Honeywell will provide worldwide helo EGPWS database coverage with six arc-second global detail, however. It will contain more than 108,000 obstacles 100 feet and higher, including Gulf of Mexico and North Sea oil rigs. Obstacles as low as 100 feet in the U.S. and Caribbean will be updated from NOAA every 56 days. The developmental system now being flown in a Honeywell AStar also accepts pilot inputs of obstacles and waypoint designations using GPS lat-long coordinates.

As currently configured, the Honeywell helicopter IPFD is using a blended navigation solution with GPS, VOR and inertial inputs. No forward-looking IR sensor is included at present, but one might be added in a future production version. The production equipment will be NVG lighting-compatible. Honeywell is thinking in terms of both OEM and retrofit applications. Cecutta said the helicopter IPDF is “two to three years out as a marketable product. As for price, it’s too early for a cost estimate.”

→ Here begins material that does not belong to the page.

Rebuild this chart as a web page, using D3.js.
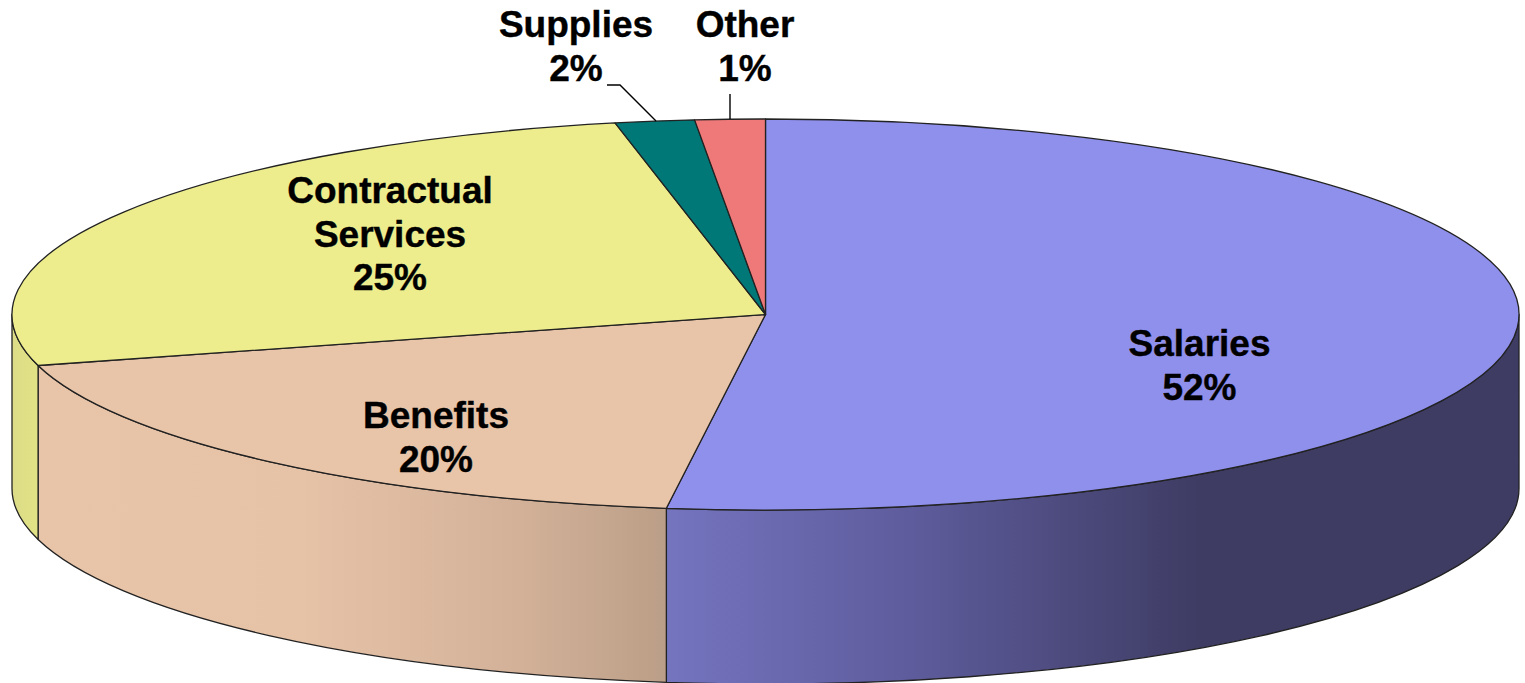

February 19 turned out to be a perfect day to demonstrate the H-IPDF in the air, with a 3,000-foot overcast ceiling and seven-mile visibility except in the numerous rain showers dotting the Valley of the Sun outside Phoenix. The demonstration aircraft, which is also the system development platform, is one of the first AStars, built in 1979 as an Aerospatiale AS 350. N350FD has been used for several Honeywell STC programs, including conversion to the LTS101 turboshaft engine. Test pilot and tour guide Tom Frazier, director of Honeywell’s aerospace flight operations from the Deer Valley Airport (DVT) in north Phoenix, used the weather to give a real-time demonstration of the SVS accuracy vis à vis the real world outside.

One of the rain squalls, with about a half-mile visibility inside, happened to be right over a local landmark, Pinnacle Peak. From five miles west, the 500-foot crag was invisible but showed up in its actual shape on the IPFD along with a neighboring outcrop and the saddle between them. Frazier kept the PFD flight-path marker glued to the top of the peak as the AStar bored into the murk. The helo passed Pinnacle Peak level with its top and about 200 feet away, just as the head-down display said it would.

Next, Frazier headed west toward a practice helo landing pad marked visually by a circle of whitewashed tires and entered as a waypoint in the IPFD database. At about four miles from the pad, a round helipad symbol became visible on the display. With the flight-path marker planted on it, the IFPD showed an increasing approach path angle to the pad as range decreased. At his selected descent angle, Frazier started down, the pad still not visible to the unaided eye. At about a half mile, the circle of tires came into sight, out from among the surrounding desert vegetation as Frazier decelerated and transitioned into a hover.

A particularly useful (and potentially life-saving) feature of the helicopter IPDF is a set of unusual- attitude recovery cues on a decluttered display with arrows pointing in the direction of proper cyclic control inputs. Frazier put the AStar into a severe enough attitude to activate the feature, which gives a hard-to-misinterpret “This Way Up” (or Down) command.

He then demonstrated a low pitch angle, about 10 degrees nosedown, combined with a steep upward flight path during climbout, a rather unnerving PFD picture to a fixed-wing pilot with no helo experience. “You don’t see that in your airplane, do you?” Frazier asked. Meanwhile, the SVS background continued to match the view out the front window.

The SVS scene is color coded by altitude msl, much as on a sectional chart.